Prime Minister Jyrki Katainen has said that retaining the country’s top credit rating and halting debt growth by 2015 are the government’s overarching fiscal goals.

The yield spread between benchmark 10-year Finnish notes and similar-maturity German bunds has widened to about 22 basis points from as narrow as 13 basis points in January.

The government decided in March to add 500 million euros to planned spending cuts and tax increases, starting next year. The effect of the measures will be softened by a cut in the corporate tax rate to 20 percent from 24.5 percent.

Finland is struggling to adjust to the decline of Nokia Oyj (NOK1V), once the world’s biggest maker of mobile phones, and as domestic stalwarts Stora Enso Oyj and UPM-Kymmene Oyj battle a slump in the European paper industry. Europe’s two biggest papermakers have shuttered production lines and cut jobs in response to falling demand for paper, in part as consumers shift to online media.

Nokia Fallout

Finland’s economic growth will peak at 2.1 percent in 2015, before slowing to 1.6 percent in 2017, after a 0.2 percent contraction in 2012, the Finance Ministry estimates. Sluggish demand has prompted companies to cut jobs, pushing unemployment to 8.7 percent in February from 7.7 percent a year earlier. An aging population is adding to the strain on government coffers.

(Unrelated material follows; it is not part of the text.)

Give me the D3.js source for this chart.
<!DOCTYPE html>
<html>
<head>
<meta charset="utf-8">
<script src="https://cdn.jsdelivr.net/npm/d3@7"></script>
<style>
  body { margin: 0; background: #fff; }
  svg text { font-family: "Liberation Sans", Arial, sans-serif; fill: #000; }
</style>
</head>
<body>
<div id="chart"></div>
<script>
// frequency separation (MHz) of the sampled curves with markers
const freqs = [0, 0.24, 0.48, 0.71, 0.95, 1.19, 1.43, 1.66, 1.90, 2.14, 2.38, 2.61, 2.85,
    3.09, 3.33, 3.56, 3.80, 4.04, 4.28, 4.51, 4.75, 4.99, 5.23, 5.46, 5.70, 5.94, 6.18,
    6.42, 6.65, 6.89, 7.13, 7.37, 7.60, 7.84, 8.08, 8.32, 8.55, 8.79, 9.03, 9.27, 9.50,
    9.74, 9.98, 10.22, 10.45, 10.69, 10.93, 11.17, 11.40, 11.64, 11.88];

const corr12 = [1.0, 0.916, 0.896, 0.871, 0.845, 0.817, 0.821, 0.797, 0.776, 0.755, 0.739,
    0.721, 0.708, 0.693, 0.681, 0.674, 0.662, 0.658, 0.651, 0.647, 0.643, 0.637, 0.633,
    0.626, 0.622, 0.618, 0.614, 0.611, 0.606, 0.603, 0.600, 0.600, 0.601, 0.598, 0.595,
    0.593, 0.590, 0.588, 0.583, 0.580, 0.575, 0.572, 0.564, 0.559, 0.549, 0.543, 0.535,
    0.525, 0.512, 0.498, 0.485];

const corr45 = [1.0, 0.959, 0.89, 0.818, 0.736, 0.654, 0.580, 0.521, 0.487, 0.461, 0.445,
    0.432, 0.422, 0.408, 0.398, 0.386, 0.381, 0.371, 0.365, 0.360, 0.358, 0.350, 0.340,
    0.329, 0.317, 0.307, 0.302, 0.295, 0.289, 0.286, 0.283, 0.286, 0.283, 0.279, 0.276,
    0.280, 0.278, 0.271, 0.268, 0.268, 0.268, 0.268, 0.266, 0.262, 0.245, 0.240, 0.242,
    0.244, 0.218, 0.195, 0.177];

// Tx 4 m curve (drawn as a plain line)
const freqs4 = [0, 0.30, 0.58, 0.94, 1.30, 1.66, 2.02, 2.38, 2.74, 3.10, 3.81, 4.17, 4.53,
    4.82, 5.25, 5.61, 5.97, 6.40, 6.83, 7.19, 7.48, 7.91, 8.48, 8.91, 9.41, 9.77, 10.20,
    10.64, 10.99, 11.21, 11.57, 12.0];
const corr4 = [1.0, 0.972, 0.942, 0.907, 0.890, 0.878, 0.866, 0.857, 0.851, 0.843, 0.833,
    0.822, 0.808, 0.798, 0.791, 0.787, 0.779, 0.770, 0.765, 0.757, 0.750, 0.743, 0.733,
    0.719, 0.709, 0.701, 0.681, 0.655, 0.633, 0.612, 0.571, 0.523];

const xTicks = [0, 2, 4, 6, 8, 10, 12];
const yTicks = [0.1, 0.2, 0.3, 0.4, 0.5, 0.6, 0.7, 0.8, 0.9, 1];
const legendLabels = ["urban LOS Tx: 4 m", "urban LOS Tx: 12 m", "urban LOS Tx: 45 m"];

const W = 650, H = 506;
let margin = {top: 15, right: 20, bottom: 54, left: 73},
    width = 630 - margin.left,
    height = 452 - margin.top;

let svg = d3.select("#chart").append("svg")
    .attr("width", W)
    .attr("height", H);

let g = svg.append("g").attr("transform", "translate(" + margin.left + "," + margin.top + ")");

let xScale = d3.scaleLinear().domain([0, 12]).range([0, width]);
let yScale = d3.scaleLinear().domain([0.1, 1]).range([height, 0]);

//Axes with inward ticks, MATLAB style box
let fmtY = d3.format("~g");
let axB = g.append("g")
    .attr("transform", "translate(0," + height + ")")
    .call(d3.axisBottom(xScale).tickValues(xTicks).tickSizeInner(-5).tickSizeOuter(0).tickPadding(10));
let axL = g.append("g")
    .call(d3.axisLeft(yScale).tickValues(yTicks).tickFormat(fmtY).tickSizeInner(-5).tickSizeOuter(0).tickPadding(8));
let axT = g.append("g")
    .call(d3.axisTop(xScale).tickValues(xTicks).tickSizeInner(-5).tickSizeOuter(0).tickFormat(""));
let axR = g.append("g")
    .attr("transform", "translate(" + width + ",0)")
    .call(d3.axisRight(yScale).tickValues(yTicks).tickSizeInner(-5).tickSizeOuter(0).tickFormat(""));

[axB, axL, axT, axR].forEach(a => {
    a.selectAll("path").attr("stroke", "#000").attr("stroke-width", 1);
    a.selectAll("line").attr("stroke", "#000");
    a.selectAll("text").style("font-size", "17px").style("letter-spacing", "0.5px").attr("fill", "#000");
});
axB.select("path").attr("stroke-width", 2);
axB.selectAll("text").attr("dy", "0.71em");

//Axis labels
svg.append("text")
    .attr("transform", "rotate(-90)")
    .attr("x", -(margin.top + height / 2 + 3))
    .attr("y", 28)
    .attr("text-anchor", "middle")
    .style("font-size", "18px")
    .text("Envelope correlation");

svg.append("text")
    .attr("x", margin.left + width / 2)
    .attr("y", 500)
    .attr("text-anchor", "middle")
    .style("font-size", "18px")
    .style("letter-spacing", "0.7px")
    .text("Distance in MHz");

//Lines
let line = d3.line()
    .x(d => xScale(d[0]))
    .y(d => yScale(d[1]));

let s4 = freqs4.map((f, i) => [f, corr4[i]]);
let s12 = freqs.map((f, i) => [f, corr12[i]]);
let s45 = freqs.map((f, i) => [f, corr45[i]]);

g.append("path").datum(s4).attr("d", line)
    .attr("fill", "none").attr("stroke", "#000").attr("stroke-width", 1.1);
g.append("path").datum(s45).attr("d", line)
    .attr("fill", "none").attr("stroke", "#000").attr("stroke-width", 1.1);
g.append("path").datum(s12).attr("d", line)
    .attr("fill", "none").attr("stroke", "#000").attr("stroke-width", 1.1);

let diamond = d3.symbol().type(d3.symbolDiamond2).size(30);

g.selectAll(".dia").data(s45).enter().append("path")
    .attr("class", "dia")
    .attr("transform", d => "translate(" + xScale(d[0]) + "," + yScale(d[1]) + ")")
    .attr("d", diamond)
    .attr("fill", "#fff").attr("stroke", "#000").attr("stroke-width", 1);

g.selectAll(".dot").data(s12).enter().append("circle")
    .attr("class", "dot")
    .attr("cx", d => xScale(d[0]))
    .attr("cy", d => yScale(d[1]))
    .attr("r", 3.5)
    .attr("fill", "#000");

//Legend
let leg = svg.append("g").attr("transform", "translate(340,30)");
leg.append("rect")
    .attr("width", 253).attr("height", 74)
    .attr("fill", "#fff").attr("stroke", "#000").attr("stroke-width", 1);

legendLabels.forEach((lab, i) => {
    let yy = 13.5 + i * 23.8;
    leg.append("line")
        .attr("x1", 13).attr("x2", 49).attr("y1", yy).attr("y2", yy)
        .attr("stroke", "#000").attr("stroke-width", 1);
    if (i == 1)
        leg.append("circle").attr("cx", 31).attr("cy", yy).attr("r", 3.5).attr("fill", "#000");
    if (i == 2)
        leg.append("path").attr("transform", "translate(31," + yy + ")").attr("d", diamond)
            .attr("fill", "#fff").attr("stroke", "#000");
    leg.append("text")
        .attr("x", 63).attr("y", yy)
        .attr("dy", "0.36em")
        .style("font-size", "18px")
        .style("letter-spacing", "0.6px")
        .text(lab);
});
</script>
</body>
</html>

“After the decline of Nokia and the paper industry, Finland has been puzzled as to where growth would come from,” Tuulia Asplund, an economist at Svenska Handelsbanken AB in Helsinki, said by phone. “Even if no new Nokias emerge, this program demonstrates the government’s willingness to find new sources of output.”

Finland’s general government budget deficit will match last year’s 2.3 percent of gross domestic product before narrowing to 1.7 percent next year and 1.2 percent in 2015, the Finance Ministry said on March 27.

Profit Sharing

Finland is the only euro member to enjoy a stable AAA rating at Moody’s Investors Service, Standard & Poor’s and Fitch Ratings. Germany, Luxembourg and the Netherlands are also rated AAA, though with negative outlooks from at least one of the three ratings companies.

In Finland’s venture capital program, about 10 funds will invest in about 100 companies, helping to create about 6,000 jobs over five years, according to an estimate by the Economy Ministry. That projection is based on results of a prior fund investing in growing companies and an impact assessment by the Finnish Venture Capital Association, the ministry said.

The state will reallocate 20 million euros each year of existing funds through Tekes, the financing agency for technology and innovation, into startup funds. About 30 million euros will be channeled annually through Suomen Teollisuussijoitus Oy into funds that help companies in a more advanced stage.

Investors will benefit from an “asymmetrical” model of profit sharing, Peltonen said. Losses and about 4 percent to 6 percent of the profit will be split equally by the state and private equity in the startup funds. Additional profit would go to private investors.

Investors will benefit as the government’s involvement will boost the funds’ size and potential profits for funding growth companies, Peltonen said.

“Private capital will drive the actual funding choices to allow their business hunch to pick the target companies that gain financing,” he said.